:: Goal ::
Show every line of the records below that contains the word "chart".

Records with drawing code
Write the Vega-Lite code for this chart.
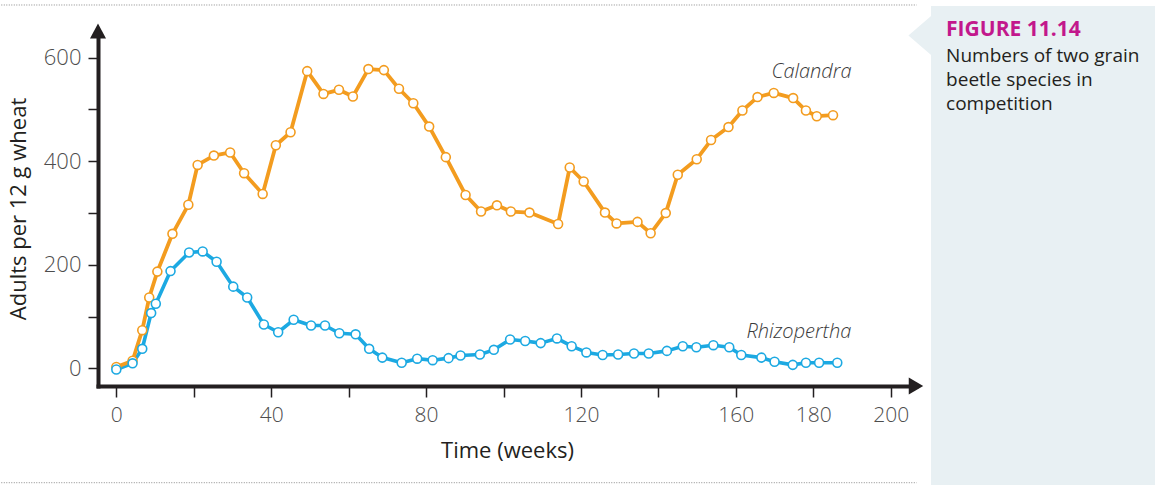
{
  "$schema": "https://vega.github.io/schema/vega-lite/v6.json",
  "width": 818,
  "height": 355,
  "autosize": {"type": "none"},
  "padding": {"left": 98, "top": 31, "right": 239, "bottom": 99},
  "background": "white",
  "config": {"view": {"stroke": null}, "font": "Open Sans"},
  "datasets": {
    "beetles": [
      {"species": "Calandra", "week": 0, "adults": 3},
      {"species": "Calandra", "week": 4.2, "adults": 15},
      {"species": "Calandra", "week": 6.7, "adults": 74},
      {"species": "Calandra", "week": 8.5, "adults": 137},
      {"species": "Calandra", "week": 10.6, "adults": 187},
      {"species": "Calandra", "week": 14.5, "adults": 260},
      {"species": "Calandra", "week": 18.6, "adults": 316},
      {"species": "Calandra", "week": 21.0, "adults": 393},
      {"species": "Calandra", "week": 25.2, "adults": 411},
      {"species": "Calandra", "week": 29.4, "adults": 417},
      {"species": "Calandra", "week": 33.0, "adults": 377},
      {"species": "Calandra", "week": 37.8, "adults": 337},
      {"species": "Calandra", "week": 41.2, "adults": 431},
      {"species": "Calandra", "week": 45.0, "adults": 456},
      {"species": "Calandra", "week": 49.3, "adults": 574},
      {"species": "Calandra", "week": 53.5, "adults": 530},
      {"species": "Calandra", "week": 57.5, "adults": 538},
      {"species": "Calandra", "week": 61.1, "adults": 525},
      {"species": "Calandra", "week": 65.1, "adults": 578},
      {"species": "Calandra", "week": 69.1, "adults": 576},
      {"species": "Calandra", "week": 73.0, "adults": 540},
      {"species": "Calandra", "week": 76.7, "adults": 512},
      {"species": "Calandra", "week": 80.8, "adults": 467},
      {"species": "Calandra", "week": 85.1, "adults": 408},
      {"species": "Calandra", "week": 90.2, "adults": 335},
      {"species": "Calandra", "week": 94.2, "adults": 303},
      {"species": "Calandra", "week": 98.3, "adults": 315},
      {"species": "Calandra", "week": 101.9, "adults": 303},
      {"species": "Calandra", "week": 106.7, "adults": 301},
      {"species": "Calandra", "week": 114.1, "adults": 279},
      {"species": "Calandra", "week": 117.1, "adults": 388},
      {"species": "Calandra", "week": 120.7, "adults": 361},
      {"species": "Calandra", "week": 126.2, "adults": 301},
      {"species": "Calandra", "week": 129.2, "adults": 280},
      {"species": "Calandra", "week": 134.6, "adults": 283},
      {"species": "Calandra", "week": 138.0, "adults": 261},
      {"species": "Calandra", "week": 141.9, "adults": 300},
      {"species": "Calandra", "week": 145.0, "adults": 374},
      {"species": "Calandra", "week": 149.9, "adults": 404},
      {"species": "Calandra", "week": 153.6, "adults": 441},
      {"species": "Calandra", "week": 158.1, "adults": 466},
      {"species": "Calandra", "week": 161.7, "adults": 498},
      {"species": "Calandra", "week": 165.6, "adults": 524},
      {"species": "Calandra", "week": 169.8, "adults": 532},
      {"species": "Calandra", "week": 174.8, "adults": 522},
      {"species": "Calandra", "week": 178.1, "adults": 498},
      {"species": "Calandra", "week": 180.9, "adults": 487},
      {"species": "Calandra", "week": 185.1, "adults": 489},
      {"species": "Rhizopertha", "week": 0, "adults": -2},
      {"species": "Rhizopertha", "week": 4.2, "adults": 10},
      {"species": "Rhizopertha", "week": 6.7, "adults": 38},
      {"species": "Rhizopertha", "week": 9.0, "adults": 107},
      {"species": "Rhizopertha", "week": 10.2, "adults": 125},
      {"species": "Rhizopertha", "week": 14.0, "adults": 188},
      {"species": "Rhizopertha", "week": 18.8, "adults": 224},
      {"species": "Rhizopertha", "week": 22.3, "adults": 226},
      {"species": "Rhizopertha", "week": 25.9, "adults": 206},
      {"species": "Rhizopertha", "week": 30.2, "adults": 158},
      {"species": "Rhizopertha", "week": 33.8, "adults": 137},
      {"species": "Rhizopertha", "week": 38.1, "adults": 85},
      {"species": "Rhizopertha", "week": 41.8, "adults": 70},
      {"species": "Rhizopertha", "week": 45.8, "adults": 94},
      {"species": "Rhizopertha", "week": 50.3, "adults": 83},
      {"species": "Rhizopertha", "week": 53.9, "adults": 83},
      {"species": "Rhizopertha", "week": 57.6, "adults": 68},
      {"species": "Rhizopertha", "week": 61.8, "adults": 66},
      {"species": "Rhizopertha", "week": 65.3, "adults": 38},
      {"species": "Rhizopertha", "week": 68.7, "adults": 21},
      {"species": "Rhizopertha", "week": 73.7, "adults": 11},
      {"species": "Rhizopertha", "week": 77.7, "adults": 19},
      {"species": "Rhizopertha", "week": 81.7, "adults": 16},
      {"species": "Rhizopertha", "week": 85.8, "adults": 20},
      {"species": "Rhizopertha", "week": 88.9, "adults": 25},
      {"species": "Rhizopertha", "week": 93.9, "adults": 27},
      {"species": "Rhizopertha", "week": 97.5, "adults": 36},
      {"species": "Rhizopertha", "week": 101.7, "adults": 56},
      {"species": "Rhizopertha", "week": 105.6, "adults": 53},
      {"species": "Rhizopertha", "week": 109.6, "adults": 49},
      {"species": "Rhizopertha", "week": 113.8, "adults": 58},
      {"species": "Rhizopertha", "week": 117.6, "adults": 43},
      {"species": "Rhizopertha", "week": 121.4, "adults": 31},
      {"species": "Rhizopertha", "week": 125.6, "adults": 26},
      {"species": "Rhizopertha", "week": 129.6, "adults": 27},
      {"species": "Rhizopertha", "week": 133.7, "adults": 29},
      {"species": "Rhizopertha", "week": 137.5, "adults": 29},
      {"species": "Rhizopertha", "week": 142.2, "adults": 34},
      {"species": "Rhizopertha", "week": 146.3, "adults": 43},
      {"species": "Rhizopertha", "week": 149.8, "adults": 41},
      {"species": "Rhizopertha", "week": 154.2, "adults": 45},
      {"species": "Rhizopertha", "week": 158.3, "adults": 41},
      {"species": "Rhizopertha", "week": 161.4, "adults": 26},
      {"species": "Rhizopertha", "week": 166.6, "adults": 21},
      {"species": "Rhizopertha", "week": 170.0, "adults": 13},
      {"species": "Rhizopertha", "week": 174.7, "adults": 7},
      {"species": "Rhizopertha", "week": 178.1, "adults": 11},
      {"species": "Rhizopertha", "week": 181.5, "adults": 11},
      {"species": "Rhizopertha", "week": 186.2, "adults": 11}
    ]
  },
  "layer": [
    {
      "description": "Rhizopertha line, which also carries both axes",
      "data": {"name": "beetles"},
      "transform": [{"filter": "datum.species === 'Rhizopertha'"}],
      "mark": {"type": "line", "strokeWidth": 3.6, "strokeJoin": "round", "strokeCap": "round", "color": "#1CA9E2"},
      "encoding": {
        "x": {
          "field": "week", "type": "quantitative",
          "scale": {"domain": [-4.73, 206.53], "nice": false, "zero": false},
          "axis": {
            "title": "Time (weeks)",
            "values": [0, 20, 40, 60, 80, 100, 120, 140, 160, 180, 200],
            "labelExpr": "indexof([0, 40, 80, 120, 160, 180, 200], datum.value) >= 0 ? datum.label : ''",
            "grid": false,
            "domainColor": "#231F20", "domainWidth": 4, "domainCap": "square",
            "tickColor": "#231F20", "tickWidth": 1.5, "tickSize": 11,
            "labelFont": "Open Sans", "labelFontSize": 21, "labelFontWeight": 300, "labelColor": "#4D4D4D",
            "labelPadding": 7, "labelFlush": false, "labelOverlap": false, "labelBound": false,
            "titleFont": "Open Sans", "titleFontSize": 22, "titleFontWeight": "normal", "titleColor": "#231F20",
            "titlePadding": 15
          }
        },
        "y": {
          "field": "adults", "type": "quantitative",
          "scale": {"domain": [-33.8, 651.5], "nice": false, "zero": false},
          "axis": {
            "title": "Adults per 12 g wheat",
            "values": [0, 100, 200, 300, 400, 500, 600],
            "labelExpr": "datum.value % 200 === 0 ? datum.label : ''",
            "grid": false,
            "domainColor": "#231F20", "domainWidth": 4, "domainCap": "square",
            "tickColor": "#231F20", "tickWidth": 1.5, "tickSize": 10,
            "labelFont": "Open Sans", "labelFontSize": 22, "labelFontWeight": 300, "labelColor": "#4D4D4D",
            "labelPadding": 7, "labelFlush": false, "labelOverlap": false, "labelBound": false,
            "titleFont": "Open Sans", "titleFontSize": 22, "titleFontWeight": "normal", "titleColor": "#231F20",
            "titlePadding": 13
          }
        }
      }
    },
    {
      "description": "caption panel background",
      "data": {"values": [{}]},
      "mark": {"type": "rect", "fill": "#E8F0F3"},
      "encoding": {
        "x": {"datum": 210.4, "type": "quantitative"},
        "x2": {"datum": 275},
        "y": {"datum": 699.8, "type": "quantitative"},
        "y2": {"datum": -250}
      }
    },
    {
      "description": "caption panel pointer",
      "data": {"values": [{}]},
      "mark": {"type": "point", "shape": "M0.58,-1L-0.58,0L0.58,1Z", "filled": true, "fill": "#E8F0F3", "opacity": 1, "size": 1521, "strokeWidth": 0},
      "encoding": {
        "x": {"datum": 207.5, "type": "quantitative"},
        "y": {"datum": 642.8, "type": "quantitative"}
      }
    },
    {
      "description": "dotted rule above the figure",
      "data": {"values": [{}]},
      "mark": {"type": "rule", "color": "#8a8a8a", "strokeWidth": 1, "strokeDash": [1, 1.5]},
      "encoding": {
        "x": {"datum": -31, "type": "quantitative"},
        "x2": {"datum": 206.7},
        "y": {"datum": 701.7, "type": "quantitative"}
      }
    },
    {
      "description": "dotted rule below the figure",
      "data": {"values": [{}]},
      "mark": {"type": "rule", "color": "#8a8a8a", "strokeWidth": 1, "strokeDash": [1, 1.5]},
      "encoding": {
        "x": {"datum": -31, "type": "quantitative"},
        "x2": {"datum": 206.7},
        "y": {"datum": -220.5, "type": "quantitative"}
      }
    },
    {
      "description": "figure number",
      "data": {"values": [{}]},
      "mark": {"type": "text", "text": "FIGURE 11.14", "font": "Open Sans", "fontWeight": "bold", "fontSize": 21, "color": "#C2188C", "align": "left", "baseline": "alphabetic"},
      "encoding": {
        "x": {"datum": 214.3, "type": "quantitative"},
        "y": {"datum": 640.9, "type": "quantitative"}
      }
    },
    {
      "description": "figure caption",
      "data": {"values": [{}]},
      "mark": {"type": "text", "text": ["Numbers of two grain", "beetle species in", "competition"], "font": "Open Sans", "fontSize": 19, "lineHeight": 24.2, "color": "#231F20", "align": "left", "baseline": "alphabetic"},
      "encoding": {
        "x": {"datum": 214.3, "type": "quantitative"},
        "y": {"datum": 592, "type": "quantitative"}
      }
    },
    {
      "description": "Calandra line",
      "data": {"name": "beetles"},
      "transform": [{"filter": "datum.species === 'Calandra'"}],
      "mark": {"type": "line", "strokeWidth": 3.8, "strokeJoin": "round", "strokeCap": "round", "color": "#F39C1F"},
      "encoding": {
        "x": {"field": "week", "type": "quantitative"},
        "y": {"field": "adults", "type": "quantitative"}
      }
    },
    {
      "description": "Calandra samples",
      "data": {"name": "beetles"},
      "transform": [{"filter": "datum.species === 'Calandra'"}],
      "mark": {"type": "point", "shape": "circle", "filled": true, "fill": "white", "stroke": "#F39C1F", "strokeWidth": 1.6, "size": 80, "opacity": 1},
      "encoding": {
        "x": {"field": "week", "type": "quantitative"},
        "y": {"field": "adults", "type": "quantitative"}
      }
    },
    {
      "description": "Rhizopertha samples",
      "data": {"name": "beetles"},
      "transform": [{"filter": "datum.species === 'Rhizopertha'"}],
      "mark": {"type": "point", "shape": "circle", "filled": true, "fill": "white", "stroke": "#1CA9E2", "strokeWidth": 1.6, "size": 80, "opacity": 1},
      "encoding": {
        "x": {"field": "week", "type": "quantitative"},
        "y": {"field": "adults", "type": "quantitative"}
      }
    },
    {
      "description": "Calandra series label, set above its last sample",
      "data": {"name": "beetles"},
      "transform": [
        {"filter": "datum.species === 'Calandra'"},
        {"joinaggregate": [{"op": "max", "field": "week", "as": "lastWeek"}]},
        {"filter": "datum.week === datum.lastWeek"}
      ],
      "mark": {"type": "text", "font": "Open Sans", "fontStyle": "italic", "fontWeight": 300, "fontSize": 20, "color": "#3A3A3A", "align": "right", "baseline": "alphabetic", "dx": 18.5, "dy": -37},
      "encoding": {
        "x": {"field": "week", "type": "quantitative"},
        "y": {"field": "adults", "type": "quantitative"},
        "text": {"field": "species"}
      }
    },
    {
      "description": "Rhizopertha series label, set above its last sample",
      "data": {"name": "beetles"},
      "transform": [
        {"filter": "datum.species === 'Rhizopertha'"},
        {"joinaggregate": [{"op": "max", "field": "week", "as": "lastWeek"}]},
        {"filter": "datum.week === datum.lastWeek"}
      ],
      "mark": {"type": "text", "font": "Open Sans", "fontStyle": "italic", "fontWeight": 300, "fontSize": 20, "color": "#3A3A3A", "align": "right", "baseline": "alphabetic", "dx": 14, "dy": -24.7},
      "encoding": {
        "x": {"field": "week", "type": "quantitative"},
        "y": {"field": "adults", "type": "quantitative"},
        "text": {"field": "species"}
      }
    },
    {
      "description": "arrowhead closing the time axis",
      "data": {"values": [{}]},
      "mark": {"type": "point", "shape": "M-0.85,-1L0.85,0L-0.85,1Z", "filled": true, "fill": "#231F20", "opacity": 1, "size": 289, "strokeWidth": 0},
      "encoding": {
        "x": {"datum": 206.53, "type": "quantitative"},
        "y": {"datum": -33.8, "type": "quantitative"}
      }
    },
    {
      "description": "arrowhead closing the adults axis",
      "data": {"values": [{}]},
      "mark": {"type": "point", "shape": "M-1,0.94L0,-0.94L1,0.94Z", "filled": true, "fill": "#231F20", "opacity": 1, "size": 256, "strokeWidth": 0},
      "encoding": {
        "x": {"datum": -4.73, "type": "quantitative"},
        "y": {"datum": 651.5, "type": "quantitative"}
      }
    }
  ]
}
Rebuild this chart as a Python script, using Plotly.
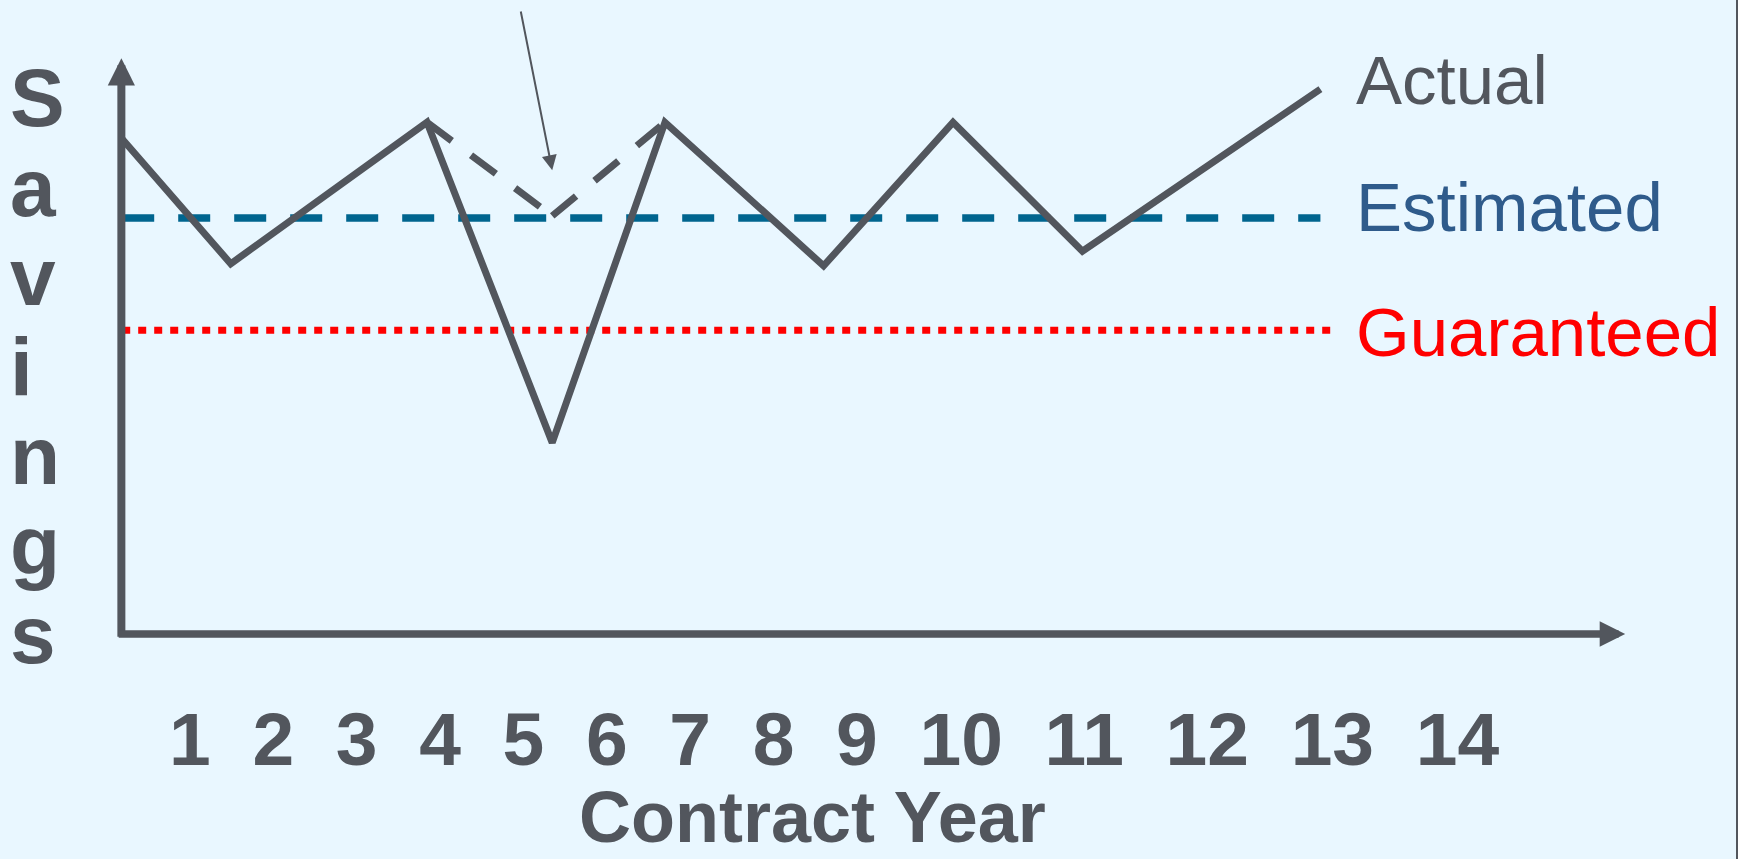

:: Exercise output ::
Write the Vega-Lite code for this chart.
Rebuild this chart as a Python script, using Plotly.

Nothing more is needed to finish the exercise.